**Prompt:** Copy each line containing the word "code" from the records that follow, please.

— start of Supplied data —

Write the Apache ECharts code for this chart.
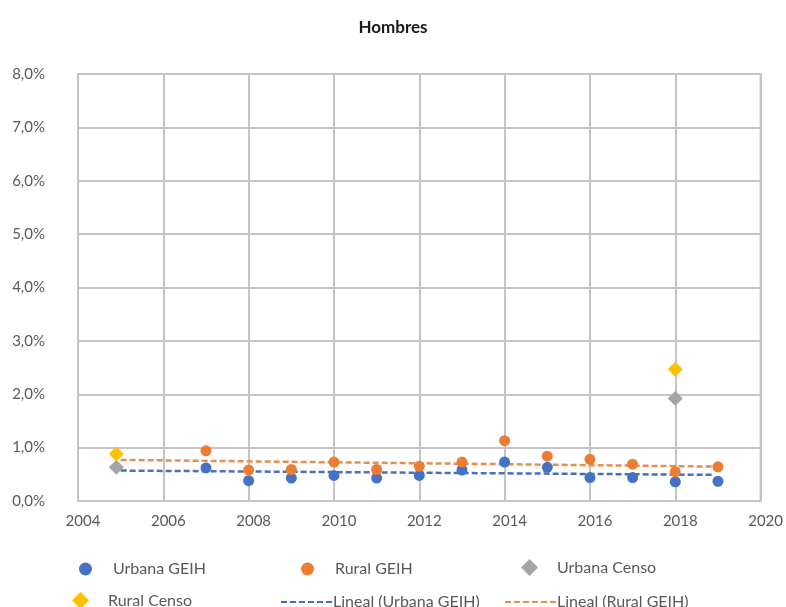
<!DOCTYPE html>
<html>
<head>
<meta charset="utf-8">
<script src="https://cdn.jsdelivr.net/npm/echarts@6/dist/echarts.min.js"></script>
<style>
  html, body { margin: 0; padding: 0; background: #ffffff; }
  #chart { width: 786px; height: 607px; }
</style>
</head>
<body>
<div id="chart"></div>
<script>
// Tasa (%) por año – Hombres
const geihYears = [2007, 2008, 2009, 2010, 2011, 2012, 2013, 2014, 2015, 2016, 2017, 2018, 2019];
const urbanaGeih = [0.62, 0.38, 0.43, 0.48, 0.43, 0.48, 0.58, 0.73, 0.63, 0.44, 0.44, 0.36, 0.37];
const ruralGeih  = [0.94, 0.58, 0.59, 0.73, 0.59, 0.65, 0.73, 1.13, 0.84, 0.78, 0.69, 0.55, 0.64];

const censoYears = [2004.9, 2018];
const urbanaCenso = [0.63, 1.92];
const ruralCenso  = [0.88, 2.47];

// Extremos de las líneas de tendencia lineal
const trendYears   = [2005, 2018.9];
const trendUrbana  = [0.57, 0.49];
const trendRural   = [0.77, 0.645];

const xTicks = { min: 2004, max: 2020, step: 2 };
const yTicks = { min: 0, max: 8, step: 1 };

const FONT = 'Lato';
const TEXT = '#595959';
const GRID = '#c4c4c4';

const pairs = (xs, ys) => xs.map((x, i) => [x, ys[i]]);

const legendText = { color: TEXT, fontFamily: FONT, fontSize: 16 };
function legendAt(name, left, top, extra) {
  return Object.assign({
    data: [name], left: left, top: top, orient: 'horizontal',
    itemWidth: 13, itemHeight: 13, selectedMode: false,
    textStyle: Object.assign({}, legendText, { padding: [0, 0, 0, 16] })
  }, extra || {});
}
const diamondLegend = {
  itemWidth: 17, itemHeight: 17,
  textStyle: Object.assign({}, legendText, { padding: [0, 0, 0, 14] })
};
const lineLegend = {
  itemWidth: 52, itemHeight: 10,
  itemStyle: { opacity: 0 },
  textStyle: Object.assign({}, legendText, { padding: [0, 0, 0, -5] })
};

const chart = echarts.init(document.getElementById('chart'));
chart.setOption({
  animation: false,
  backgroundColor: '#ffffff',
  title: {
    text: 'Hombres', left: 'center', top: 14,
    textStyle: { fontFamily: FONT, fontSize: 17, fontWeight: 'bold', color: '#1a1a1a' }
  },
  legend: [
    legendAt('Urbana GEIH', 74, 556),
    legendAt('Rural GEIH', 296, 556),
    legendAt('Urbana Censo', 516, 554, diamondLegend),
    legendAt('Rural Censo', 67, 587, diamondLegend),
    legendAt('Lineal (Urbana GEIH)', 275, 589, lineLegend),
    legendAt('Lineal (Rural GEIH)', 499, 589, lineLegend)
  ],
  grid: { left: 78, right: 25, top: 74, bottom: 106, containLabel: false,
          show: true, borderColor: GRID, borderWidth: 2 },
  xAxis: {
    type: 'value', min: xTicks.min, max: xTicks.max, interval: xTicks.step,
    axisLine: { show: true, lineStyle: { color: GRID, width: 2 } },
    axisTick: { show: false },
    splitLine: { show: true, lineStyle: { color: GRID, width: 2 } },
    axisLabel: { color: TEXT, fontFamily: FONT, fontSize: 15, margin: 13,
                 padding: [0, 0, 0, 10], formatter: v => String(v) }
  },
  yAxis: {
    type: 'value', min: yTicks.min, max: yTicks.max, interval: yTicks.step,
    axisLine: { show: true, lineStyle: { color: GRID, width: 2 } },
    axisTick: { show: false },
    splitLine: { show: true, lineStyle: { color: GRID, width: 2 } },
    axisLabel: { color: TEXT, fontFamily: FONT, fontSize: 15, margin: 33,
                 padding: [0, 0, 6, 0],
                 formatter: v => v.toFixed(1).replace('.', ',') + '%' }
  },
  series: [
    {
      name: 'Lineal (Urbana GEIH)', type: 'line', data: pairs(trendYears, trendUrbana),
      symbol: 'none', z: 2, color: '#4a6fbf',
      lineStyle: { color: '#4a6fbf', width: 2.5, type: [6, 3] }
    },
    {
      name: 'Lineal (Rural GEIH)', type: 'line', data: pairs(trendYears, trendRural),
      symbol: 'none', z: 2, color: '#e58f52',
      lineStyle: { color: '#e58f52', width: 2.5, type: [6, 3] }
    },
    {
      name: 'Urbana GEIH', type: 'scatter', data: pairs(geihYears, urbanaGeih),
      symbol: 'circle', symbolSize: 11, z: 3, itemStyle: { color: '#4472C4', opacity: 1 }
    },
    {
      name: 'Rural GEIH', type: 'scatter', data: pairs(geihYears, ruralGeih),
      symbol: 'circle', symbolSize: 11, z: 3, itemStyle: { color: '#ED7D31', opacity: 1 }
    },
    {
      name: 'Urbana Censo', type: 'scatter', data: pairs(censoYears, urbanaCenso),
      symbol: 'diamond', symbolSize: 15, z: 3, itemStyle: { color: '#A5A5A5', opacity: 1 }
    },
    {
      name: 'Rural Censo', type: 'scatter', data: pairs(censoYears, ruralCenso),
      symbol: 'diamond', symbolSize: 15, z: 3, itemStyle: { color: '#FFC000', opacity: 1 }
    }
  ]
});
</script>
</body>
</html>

— end of Supplied data —
— start of Supplied data —

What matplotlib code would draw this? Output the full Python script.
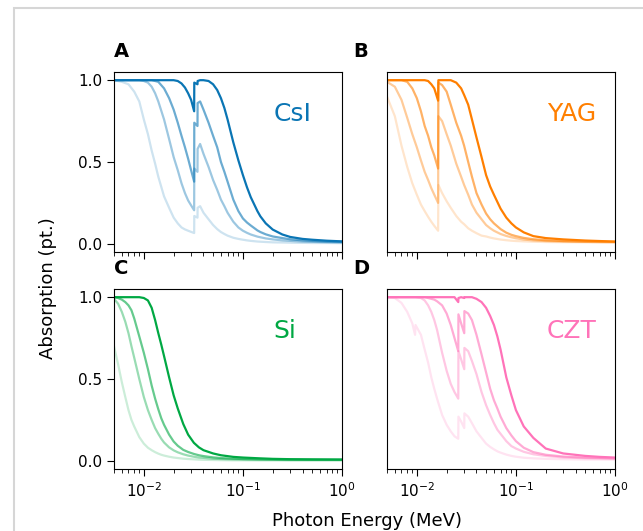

— end of Supplied data —

**Result of the exercise:**
Write the Apache ECharts code for this chart.
What matplotlib code would draw this? Output the full Python script.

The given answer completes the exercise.